Siendo seminarista leí que San Agustín, que era muy buen predicador y catequista, utilizaba un método para enseñar y transmitir la fe a sus feligreses: En las charlas y homilías que les daba les iba exponiendo ideas heréticas o contrarias a la fe, por ejemplo, la salvación depende sólo del esfuerzo de los hombres y no de la acción de Dios; o Jesús era verdadero hombre y el mayor de los profetas, pero no era Dios; o el bautismo y el sacramento de la confesión no nos quitan realmente los pecados, sino que su acción consiste simplemente en que Dios echa una especie de sábana sobre nosotros para no ver nuestros pecados, los cuales continúan presentes bajo la sábana (es como si yo barro y el polvo reunido lo echo bajo la alfombra y no lo recogiera y lo echara a la basura); etc.
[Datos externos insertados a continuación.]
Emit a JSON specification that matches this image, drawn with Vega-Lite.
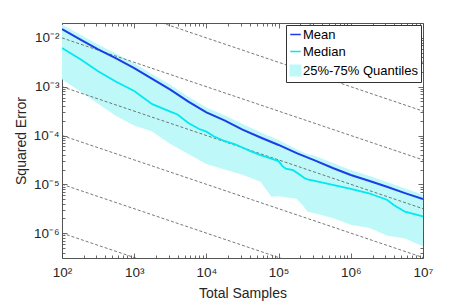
{
  "$schema": "https://vega.github.io/schema/vega-lite/v6.json",
  "width": 361,
  "height": 235,
  "autosize": {"type": "none"},
  "padding": {"left": 62, "top": 23, "right": 34, "bottom": 47},
  "background": "white",
  "config": {
    "view": {"stroke": "#555555", "strokeWidth": 1},
    "font": "Liberation Sans",
    "axis": {
      "domain": false,
      "grid": false,
      "tickColor": "#444444",
      "tickWidth": 0.8,
      "labelFont": "Liberation Sans",
      "labelFontSize": 13.5,
      "labelColor": "#262626",
      "titleFont": "Liberation Sans",
      "titleFontSize": 14,
      "titleFontWeight": "normal",
      "titleColor": "#262626"
    }
  },
  "datasets": {
    "band": [
      {"x": 100, "lo": 0.001422, "hi": 0.0189},
      {"x": 177.8, "lo": 0.000809, "hi": 0.0117},
      {"x": 316.2, "lo": 0.00045, "hi": 0.0073},
      {"x": 562.3, "lo": 0.00025, "hi": 0.00479},
      {"x": 1000, "lo": 0.00016, "hi": 0.00304},
      {"x": 1778, "lo": 0.0001208, "hi": 0.00181},
      {"x": 3162, "lo": 0.0000671, "hi": 0.001095},
      {"x": 5623, "lo": 0.0000419, "hi": 0.00062},
      {"x": 10000, "lo": 0.0000262, "hi": 0.000375},
      {"x": 17783, "lo": 0.0000202, "hi": 0.00026},
      {"x": 31623, "lo": 0.00001563, "hi": 0.000172},
      {"x": 56234, "lo": 0.00001125, "hi": 0.000116},
      {"x": 70795, "lo": 0.00000703, "hi": 0.0001},
      {"x": 79433, "lo": 0.00000556, "hi": 0.000094},
      {"x": 100000, "lo": 0.00000569, "hi": 0.00008},
      {"x": 177828, "lo": 0.00000506, "hi": 0.000052},
      {"x": 223872, "lo": 0.00000348, "hi": 0.000045},
      {"x": 251189, "lo": 0.00000275, "hi": 0.000042},
      {"x": 316228, "lo": 0.00000256, "hi": 0.0000385},
      {"x": 562341, "lo": 0.00000204, "hi": 0.0000272},
      {"x": 1000000, "lo": 0.00000149, "hi": 0.0000196},
      {"x": 1778279, "lo": 0.000001294, "hi": 0.0000149},
      {"x": 3162278, "lo": 0.000000889, "hi": 0.0000112},
      {"x": 5623413, "lo": 0.000000773, "hi": 0.0000082},
      {"x": 10000000, "lo": 0.000000538, "hi": 0.0000061}
    ],
    "mean": [
      {"x": 100, "y": 0.01514},
      {"x": 177.8, "y": 0.00931},
      {"x": 316.2, "y": 0.00579},
      {"x": 562.3, "y": 0.0038},
      {"x": 1000, "y": 0.00241},
      {"x": 1778, "y": 0.00144},
      {"x": 3162, "y": 0.000869},
      {"x": 5623, "y": 0.000495},
      {"x": 10000, "y": 0.000298},
      {"x": 17783, "y": 0.000204},
      {"x": 31623, "y": 0.000132},
      {"x": 56234, "y": 0.000091},
      {"x": 100000, "y": 0.000064},
      {"x": 177828, "y": 0.0000434},
      {"x": 316228, "y": 0.0000309},
      {"x": 562341, "y": 0.0000216},
      {"x": 1000000, "y": 0.00001556},
      {"x": 1778279, "y": 0.00001183},
      {"x": 3162278, "y": 0.00000889},
      {"x": 5623413, "y": 0.00000661},
      {"x": 10000000, "y": 0.00000499}
    ],
    "median": [
      {"x": 100, "y": 0.00619},
      {"x": 177.8, "y": 0.00371},
      {"x": 316.2, "y": 0.00207},
      {"x": 562.3, "y": 0.00126},
      {"x": 1000, "y": 0.00082},
      {"x": 1778, "y": 0.00044},
      {"x": 3162, "y": 0.000309},
      {"x": 3981, "y": 0.000269},
      {"x": 5623, "y": 0.00018},
      {"x": 7943, "y": 0.000136},
      {"x": 10000, "y": 0.00012},
      {"x": 12589, "y": 0.0000964},
      {"x": 17783, "y": 0.0000773},
      {"x": 25119, "y": 0.0000661},
      {"x": 39811, "y": 0.0000483},
      {"x": 56234, "y": 0.0000396},
      {"x": 89125, "y": 0.0000316},
      {"x": 100000, "y": 0.0000299},
      {"x": 112202, "y": 0.0000239},
      {"x": 125893, "y": 0.0000209},
      {"x": 158489, "y": 0.0000195},
      {"x": 199526, "y": 0.00001549},
      {"x": 223872, "y": 0.00001358},
      {"x": 251189, "y": 0.00001265},
      {"x": 316228, "y": 0.00001178},
      {"x": 562341, "y": 0.00000977},
      {"x": 1000000, "y": 0.00000809},
      {"x": 1778279, "y": 0.00000655},
      {"x": 3162278, "y": 0.00000483},
      {"x": 3981072, "y": 0.00000372},
      {"x": 5623413, "y": 0.00000275},
      {"x": 10000000, "y": 0.0000022}
    ],
    "refs": [
      {"g": "a", "x": 100, "y": 1}, {"g": "a", "x": 10000000, "y": 0.0031623},
      {"g": "b", "x": 100, "y": 0.1}, {"g": "b", "x": 10000000, "y": 0.00031623},
      {"g": "c", "x": 100, "y": 0.01}, {"g": "c", "x": 10000000, "y": 0.000031623},
      {"g": "d", "x": 100, "y": 0.001}, {"g": "d", "x": 10000000, "y": 0.0000031623},
      {"g": "e", "x": 100, "y": 0.0001}, {"g": "e", "x": 10000000, "y": 0.00000031623},
      {"g": "f", "x": 100, "y": 0.00001}, {"g": "f", "x": 10000000, "y": 0.000000031623},
      {"g": "h", "x": 100, "y": 0.000001}, {"g": "h", "x": 10000000, "y": 0.0000000031623}
    ]
  },
  "resolve": {"axis": {"x": "independent", "y": "independent"}},
  "layer": [
    {
      "data": {"name": "band"},
      "mark": {"type": "area", "clip": true, "opacity": 1},
      "encoding": {
        "x": {
          "field": "x", "type": "quantitative",
          "scale": {"type": "log", "domain": [100, 10000000], "nice": false},
          "axis": {
            "orient": "bottom",
            "title": "Total Samples",
            "titlePadding": 7,
            "labelPadding": 12.5,
            "labelFlush": false,
            "values": [100,200,300,400,500,600,700,800,900,1000,2000,3000,4000,5000,6000,7000,8000,9000,10000,20000,30000,40000,50000,60000,70000,80000,90000,100000,200000,300000,400000,500000,600000,700000,800000,900000,1000000,2000000,3000000,4000000,5000000,6000000,7000000,8000000,9000000,10000000],
            "labelExpr": "abs(log(datum.value)/LN10 - round(log(datum.value)/LN10)) < 0.001 ? '10' + ['⁰','¹','²','³','⁴','⁵','⁶','⁷'][round(log(datum.value)/LN10)] : ''",
            "tickSize": {"condition": {"test": "abs(log(datum.value)/LN10 - round(log(datum.value)/LN10)) < 0.001", "value": -5}, "value": -3}
          }
        },
        "y": {
          "field": "hi", "type": "quantitative",
          "scale": {"type": "log", "domain": [3.09e-7, 0.0202], "nice": false},
          "axis": {
            "orient": "left",
            "title": "Squared Error",
            "titlePadding": 5,
            "labelPadding": 8,
            "labelFlush": false,
            "values": [4e-7,5e-7,6e-7,7e-7,8e-7,9e-7,1e-6,2e-6,3e-6,4e-6,5e-6,6e-6,7e-6,8e-6,9e-6,1e-5,2e-5,3e-5,4e-5,5e-5,6e-5,7e-5,8e-5,9e-5,1e-4,2e-4,3e-4,4e-4,5e-4,6e-4,7e-4,8e-4,9e-4,1e-3,2e-3,3e-3,4e-3,5e-3,6e-3,7e-3,8e-3,9e-3,1e-2],
            "labelExpr": "abs(log(datum.value)/LN10 - round(log(datum.value)/LN10)) < 0.001 ? '10⁻' + ['⁰','¹','²','³','⁴','⁵','⁶','⁷'][-round(log(datum.value)/LN10)] : ''",
            "tickSize": {"condition": {"test": "abs(log(datum.value)/LN10 - round(log(datum.value)/LN10)) < 0.001", "value": -5}, "value": -3}
          }
        },
        "y2": {"field": "lo"},
        "color": {
          "datum": "25%-75% Quantiles",
          "scale": {"domain": ["Mean", "Median", "25%-75% Quantiles"], "range": ["#1c3ce6", "#00e8f0", "#bff8f8"]},
          "legend": {
            "title": null,
            "orient": "top-right",
            "offset": 2,
            "padding": 3,
            "strokeColor": "#333333",
            "fillColor": "white",
            "cornerRadius": 0,
            "labelFont": "Liberation Sans",
            "labelFontSize": 13,
            "labelColor": "black",
            "labelOffset": 1,
            "rowPadding": 3,
            "symbolSize": 110,
            "symbolStrokeWidth": 1.5,
            "symbolType": {"expr": "datum.value === '25%-75% Quantiles' ? 'square' : 'stroke'"},
            "symbolStrokeColor": {"expr": "datum.value === 'Mean' ? '#1c3ce6' : (datum.value === 'Median' ? '#00e8f0' : 'transparent')"}
          }
        }
      }
    },
    {
      "data": {"name": "refs"},
      "mark": {"type": "line", "clip": true, "stroke": "#555555", "strokeWidth": 0.8, "strokeDash": [3, 2]},
      "encoding": {
        "x": {
          "field": "x", "type": "quantitative",
          "scale": {"type": "log", "domain": [100, 10000000], "nice": false},
          "axis": {
            "orient": "top", "title": null, "labels": false,
            "values": [100,200,300,400,500,600,700,800,900,1000,2000,3000,4000,5000,6000,7000,8000,9000,10000,20000,30000,40000,50000,60000,70000,80000,90000,100000,200000,300000,400000,500000,600000,700000,800000,900000,1000000,2000000,3000000,4000000,5000000,6000000,7000000,8000000,9000000,10000000],
            "tickSize": {"condition": {"test": "abs(log(datum.value)/LN10 - round(log(datum.value)/LN10)) < 0.001", "value": -5}, "value": -3}
          }
        },
        "y": {
          "field": "y", "type": "quantitative",
          "scale": {"type": "log", "domain": [3.09e-7, 0.0202], "nice": false},
          "axis": {
            "orient": "right", "title": null, "labels": false,
            "values": [4e-7,5e-7,6e-7,7e-7,8e-7,9e-7,1e-6,2e-6,3e-6,4e-6,5e-6,6e-6,7e-6,8e-6,9e-6,1e-5,2e-5,3e-5,4e-5,5e-5,6e-5,7e-5,8e-5,9e-5,1e-4,2e-4,3e-4,4e-4,5e-4,6e-4,7e-4,8e-4,9e-4,1e-3,2e-3,3e-3,4e-3,5e-3,6e-3,7e-3,8e-3,9e-3,1e-2],
            "tickSize": {"condition": {"test": "abs(log(datum.value)/LN10 - round(log(datum.value)/LN10)) < 0.001", "value": -5}, "value": -3}
          }
        },
        "detail": {"field": "g"}
      }
    },
    {
      "data": {"name": "median"},
      "mark": {"type": "line", "clip": true, "strokeWidth": 1.8},
      "encoding": {
        "x": {"field": "x", "type": "quantitative", "scale": {"type": "log", "domain": [100, 10000000], "nice": false}, "axis": null},
        "y": {"field": "y", "type": "quantitative", "scale": {"type": "log", "domain": [3.09e-7, 0.0202], "nice": false}, "axis": null},
        "color": {"datum": "Median", "legend": null}
      }
    },
    {
      "data": {"name": "mean"},
      "mark": {"type": "line", "clip": true, "strokeWidth": 2},
      "encoding": {
        "x": {"field": "x", "type": "quantitative", "scale": {"type": "log", "domain": [100, 10000000], "nice": false}, "axis": null},
        "y": {"field": "y", "type": "quantitative", "scale": {"type": "log", "domain": [3.09e-7, 0.0202], "nice": false}, "axis": null},
        "color": {"datum": "Mean", "legend": null}
      }
    }
  ]
}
Cuando San Agustín predicaba así todos los feligreses suyos movían la cabeza negativamente, pues ésa no era la fe de Jesucristo, ni la fe de los apóstoles, ni la fe de la Iglesia. A continuación San Agustín pasaba a explicarles la doctrina evangélica recibida en el evangelio de Cristo a través de los apóstoles y entonces sí que todos los fieles asentían a lo que les decía su obispo, pues esta vez lo que les predicaba coincidía con los recibido por los apóstoles y con lo transmitido por éstos. Quienes estuvisteis en la Misa de la toma de posesión de D. Jesús, nuestro arzobispo, fuimos testigos de cómo, en medio de la homilía y al final de ésta, los fieles aplaudieron sus palabras. Este aplauso fue una muestra externa y palpable, no simplemente de que estaban de acuerdo con lo que éste dijo, sino y sobre todo que sus palabras coincidían con lo recibido y transmitido de parte de Dios a través de toda su Iglesia. Aquello era evangelio puro.

¿Sabéis por qué los fieles saben en su interior lo que procede del Señor y lo que no? Pues porque poseen un don o carisma del Espíritu Santo que se llama el “sensus fidei”: el sentido de la fe. Así nos lo dice el Concilio Vaticano II: La universalidad de los fieles que tiene la unción del Santo no puede fallar en su creencia […] Con ese sentido de la fe que el Espíritu Santo mueve y sostiene, el Pueblo de Dios, bajo la dirección del magisterio, al que sigue fidelísimamente, recibe no ya la palabra de los hombres, sino la verdadera palabra de Dios, se adhiere indefectiblemente a la fe dada de una vez para siempre a los santos, penetra profundamente con rectitud de juicio y la aplica más íntegramente en la vida (Lumen Gentium 12a).